When people hear that my husband works out of town most weekdays (yes, this includes nights) they always ask if it’s hard. And my stock answer tends to be no, this is what I have always known and I am used to it. Also, not having to negotiate dinner or weeknight plans with anyone other than my children is generally easier. (Tacos for dinner again, kids? No problem! PS: if you have not already added tacos to your dinner rotation, you are missing out. There is basically nothing easier. Unless you are the type who would feel compelled to make homemade tortillas, in which case you don’t deserve anything easy). But sometimes it is hard. And hectic. And exhausting. And absurd.

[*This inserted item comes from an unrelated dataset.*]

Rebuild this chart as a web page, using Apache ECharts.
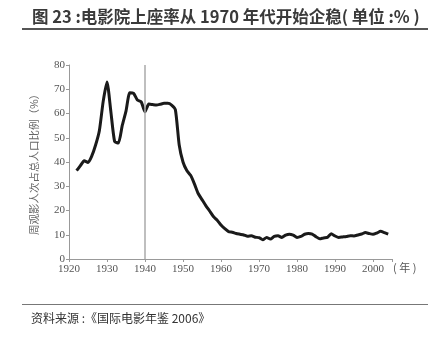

The things that make being on my own challenging at times are the following: I have kids. My kids expect to be fed. Some of my kids have to go to school, which means they have to be woken up in the morning, which means they have to go bed at a reasonable hour. Oh and also, the older two fight constantly. Just to give you an idea of what my house is like, imagine a monastery. The kind where everything is peaceful and serene. Now imagine if instead of the distant sounds of a choir practicing inside a chapel, the only sound you can hear is high-pitched shrieking. And you’ve just stepped in something sticky on the floor. Imagine there was no serenity. Or peace. I also feel like the monks probably have fewer almost-made-it-to-the-toilet issues, but I am just speculating.

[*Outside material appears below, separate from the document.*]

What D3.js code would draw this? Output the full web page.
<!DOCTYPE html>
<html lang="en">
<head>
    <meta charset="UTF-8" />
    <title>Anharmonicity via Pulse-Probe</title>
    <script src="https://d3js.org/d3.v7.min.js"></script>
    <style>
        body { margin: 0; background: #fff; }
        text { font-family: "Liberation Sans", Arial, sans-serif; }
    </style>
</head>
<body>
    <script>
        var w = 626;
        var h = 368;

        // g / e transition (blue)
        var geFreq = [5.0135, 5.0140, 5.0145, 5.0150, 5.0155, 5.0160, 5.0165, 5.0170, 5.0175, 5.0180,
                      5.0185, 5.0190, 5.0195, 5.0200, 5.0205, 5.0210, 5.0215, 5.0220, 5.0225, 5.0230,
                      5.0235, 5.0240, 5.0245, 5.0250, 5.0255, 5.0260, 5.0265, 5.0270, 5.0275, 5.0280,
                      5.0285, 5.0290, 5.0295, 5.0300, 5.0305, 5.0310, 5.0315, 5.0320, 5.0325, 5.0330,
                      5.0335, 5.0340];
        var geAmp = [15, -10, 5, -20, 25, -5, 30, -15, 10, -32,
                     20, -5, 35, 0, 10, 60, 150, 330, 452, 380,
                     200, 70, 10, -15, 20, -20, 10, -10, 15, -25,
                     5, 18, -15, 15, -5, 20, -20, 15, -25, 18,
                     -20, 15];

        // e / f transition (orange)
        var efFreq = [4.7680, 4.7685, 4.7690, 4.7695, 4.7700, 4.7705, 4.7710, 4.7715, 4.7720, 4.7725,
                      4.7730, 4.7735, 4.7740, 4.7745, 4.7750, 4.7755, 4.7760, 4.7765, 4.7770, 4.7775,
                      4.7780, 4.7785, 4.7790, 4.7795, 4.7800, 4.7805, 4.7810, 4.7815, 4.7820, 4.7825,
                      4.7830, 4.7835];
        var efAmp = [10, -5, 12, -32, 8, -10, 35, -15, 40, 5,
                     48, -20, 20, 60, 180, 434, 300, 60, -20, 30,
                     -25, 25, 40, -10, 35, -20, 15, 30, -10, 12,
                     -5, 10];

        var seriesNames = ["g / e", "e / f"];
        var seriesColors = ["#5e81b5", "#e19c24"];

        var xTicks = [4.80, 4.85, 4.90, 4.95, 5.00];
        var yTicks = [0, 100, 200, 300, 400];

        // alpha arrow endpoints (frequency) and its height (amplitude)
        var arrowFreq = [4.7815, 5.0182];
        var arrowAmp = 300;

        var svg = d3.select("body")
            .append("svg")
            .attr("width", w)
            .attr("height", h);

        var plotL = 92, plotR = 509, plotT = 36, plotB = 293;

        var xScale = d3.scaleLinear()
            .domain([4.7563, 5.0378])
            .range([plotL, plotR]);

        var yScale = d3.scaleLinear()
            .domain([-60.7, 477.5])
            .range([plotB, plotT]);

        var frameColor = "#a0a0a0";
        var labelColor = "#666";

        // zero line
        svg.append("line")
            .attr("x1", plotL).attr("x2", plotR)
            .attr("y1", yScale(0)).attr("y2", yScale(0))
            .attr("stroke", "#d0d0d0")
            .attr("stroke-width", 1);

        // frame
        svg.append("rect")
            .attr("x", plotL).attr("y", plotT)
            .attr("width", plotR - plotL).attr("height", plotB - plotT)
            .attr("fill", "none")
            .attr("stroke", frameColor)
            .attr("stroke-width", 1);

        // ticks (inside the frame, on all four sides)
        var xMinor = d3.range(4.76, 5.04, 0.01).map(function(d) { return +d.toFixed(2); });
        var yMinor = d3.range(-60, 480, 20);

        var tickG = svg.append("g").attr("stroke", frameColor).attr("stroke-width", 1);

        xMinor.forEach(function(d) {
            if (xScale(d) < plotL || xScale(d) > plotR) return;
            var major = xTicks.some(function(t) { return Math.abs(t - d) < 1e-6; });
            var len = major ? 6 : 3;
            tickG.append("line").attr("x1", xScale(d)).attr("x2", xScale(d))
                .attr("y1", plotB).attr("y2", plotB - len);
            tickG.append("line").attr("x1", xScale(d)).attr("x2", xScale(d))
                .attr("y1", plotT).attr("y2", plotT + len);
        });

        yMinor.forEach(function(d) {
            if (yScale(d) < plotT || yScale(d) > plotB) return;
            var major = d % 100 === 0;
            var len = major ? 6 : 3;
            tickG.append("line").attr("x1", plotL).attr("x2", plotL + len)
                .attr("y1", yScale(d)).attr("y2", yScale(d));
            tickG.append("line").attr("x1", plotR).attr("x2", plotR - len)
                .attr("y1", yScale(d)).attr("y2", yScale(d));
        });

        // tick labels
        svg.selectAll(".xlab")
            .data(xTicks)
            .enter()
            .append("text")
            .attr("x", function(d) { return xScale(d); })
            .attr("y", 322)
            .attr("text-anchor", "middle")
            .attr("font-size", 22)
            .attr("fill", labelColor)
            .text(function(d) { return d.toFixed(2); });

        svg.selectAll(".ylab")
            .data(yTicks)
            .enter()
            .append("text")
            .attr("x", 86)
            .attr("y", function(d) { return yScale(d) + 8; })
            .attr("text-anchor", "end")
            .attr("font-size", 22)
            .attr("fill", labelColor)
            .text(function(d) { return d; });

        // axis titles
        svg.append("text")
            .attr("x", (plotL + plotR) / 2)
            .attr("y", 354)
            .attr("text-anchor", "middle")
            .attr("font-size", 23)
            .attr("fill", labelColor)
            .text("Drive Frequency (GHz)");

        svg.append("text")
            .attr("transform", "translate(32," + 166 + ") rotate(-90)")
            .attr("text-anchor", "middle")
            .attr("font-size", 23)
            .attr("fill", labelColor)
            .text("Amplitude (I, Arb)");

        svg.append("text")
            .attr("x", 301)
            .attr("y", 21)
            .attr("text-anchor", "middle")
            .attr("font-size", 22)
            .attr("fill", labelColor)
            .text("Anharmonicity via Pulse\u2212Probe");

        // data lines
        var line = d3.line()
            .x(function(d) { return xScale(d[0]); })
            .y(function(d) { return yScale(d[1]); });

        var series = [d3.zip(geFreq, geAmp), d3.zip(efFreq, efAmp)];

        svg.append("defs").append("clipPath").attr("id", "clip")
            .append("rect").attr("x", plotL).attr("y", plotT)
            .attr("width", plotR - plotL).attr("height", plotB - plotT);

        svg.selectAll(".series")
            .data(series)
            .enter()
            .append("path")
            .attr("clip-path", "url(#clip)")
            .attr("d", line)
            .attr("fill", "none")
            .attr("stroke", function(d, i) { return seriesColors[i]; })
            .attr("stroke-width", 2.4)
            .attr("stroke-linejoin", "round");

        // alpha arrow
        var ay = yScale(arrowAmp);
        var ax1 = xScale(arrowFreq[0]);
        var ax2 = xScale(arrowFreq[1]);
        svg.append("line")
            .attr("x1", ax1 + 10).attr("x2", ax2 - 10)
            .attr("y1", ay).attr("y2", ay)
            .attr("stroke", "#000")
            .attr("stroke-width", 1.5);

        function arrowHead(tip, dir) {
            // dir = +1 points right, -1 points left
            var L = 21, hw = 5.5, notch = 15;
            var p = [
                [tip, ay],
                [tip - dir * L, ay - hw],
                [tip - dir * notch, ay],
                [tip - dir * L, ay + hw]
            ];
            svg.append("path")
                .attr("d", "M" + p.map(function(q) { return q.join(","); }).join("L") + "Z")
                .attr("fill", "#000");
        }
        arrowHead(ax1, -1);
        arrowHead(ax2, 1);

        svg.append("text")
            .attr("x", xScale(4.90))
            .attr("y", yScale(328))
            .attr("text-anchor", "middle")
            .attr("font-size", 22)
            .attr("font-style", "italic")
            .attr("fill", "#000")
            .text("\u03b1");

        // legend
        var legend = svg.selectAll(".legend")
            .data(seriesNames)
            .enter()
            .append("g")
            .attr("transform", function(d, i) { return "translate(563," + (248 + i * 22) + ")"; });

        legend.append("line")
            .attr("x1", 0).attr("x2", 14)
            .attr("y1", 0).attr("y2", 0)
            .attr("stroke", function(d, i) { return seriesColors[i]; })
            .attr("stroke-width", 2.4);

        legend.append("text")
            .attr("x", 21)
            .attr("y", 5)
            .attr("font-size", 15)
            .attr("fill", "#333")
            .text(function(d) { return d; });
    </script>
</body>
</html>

There are, of course, fun, easy days. Days when we picnic in the park instead of going home for dinner or have an early dinner and bath and then have time to play hide-and-go-seek and read as many books as we feel like for as long as we want before bed. There are nights when we make pancakes for dinner and nights when we get ice cream for dinner (no-one tell my husband, I’ll deny it). But there are also many nights when all three kids are up twice each at different times (you do the math) and mornings where the coffeemaker overflows all over the counter because I forgot to put a filter in (again) and my toddler is refusing to put pants on and my older two are fighting so loudly, I fear the neighbours are going to call Children’s Aid and I can’t remember how to work the toaster oven for the life of me. (Don’t judge. It has a convection button. Also, I haven’t slept through the night for seven years.)

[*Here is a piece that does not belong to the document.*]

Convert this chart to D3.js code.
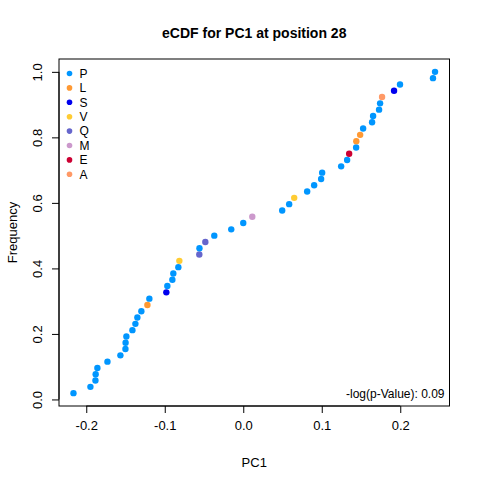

There are times that my life feels so chaotic it’s comedic, like the night last week when the fire alarm went off while I was upstairs trying to put my youngest back to sleep (an apple crisp that I was baking for a friend with a new baby had burned when my gas oven overheated). I ran downstairs still holding her and then let her wail on the floor while I opened doors and windows and stood on a chair fanning the alarm in an attempt to get the damn thing to stop ringing before it woke up the other kids. (Or the dead. That thing is loud.) This would have been less ridiculous had it not happened hours after my daughter dropped and shattered a shatterproof (!) bowl. Of course when I used my Ninja-like grace to save her from stepping on the broken, shatterproof glass, I knocked a pan off the stove, spilling all of the hot, sticky contents onto the floor.
A bigger issue than overturned pans and midnight fire drills is the fact that when my husband comes home, he is a special guest star. The kids have missed him all week and he can do no wrong. And I don’t blame them. He isn’t the one who forced them to bathe and brush their teeth and do homework and wake up when they were still tired. He didn’t yell at them to stop yelling when he couldn’t take it anymore (the irony is not lost on me), or force them to give him a bite of their dessert because he ate his too quickly (I don’t want to talk about it). He is the guy who has been missing them all week, who is coming home with a present in his bag and love in his heart (I have love in my heart too, but my love is everyday boring old mom-love. Not shiny dad-love). And I am sometimes jealous of that.
On the other hand, I treasure all of the extra time that I get with the kids more than my fantasy of leaving for a week (or three) and having them miss and appreciate me (in my fantasy, they cry tears of joy when I walk through the door and then start a choreographed number of ‘I Don’t Need Anything But You’ from Annie). Also, as I learned in yoga class, chaos is transient. (And by ‘learned in yoga class’ I obviously mean ‘I might have read this on a lululemon bag at some point’.)
The morning after the fire alarm, everything was fine again. The glass had been picked up. A new crisp was being watched closely in the oven. I had even remembered to close the doors and windows before going to bed. And after school that day the kids and I decided to hang out at the park until six because it was such a perfect late fall day. When we got home, I made eggs for dinner and everyone was happy.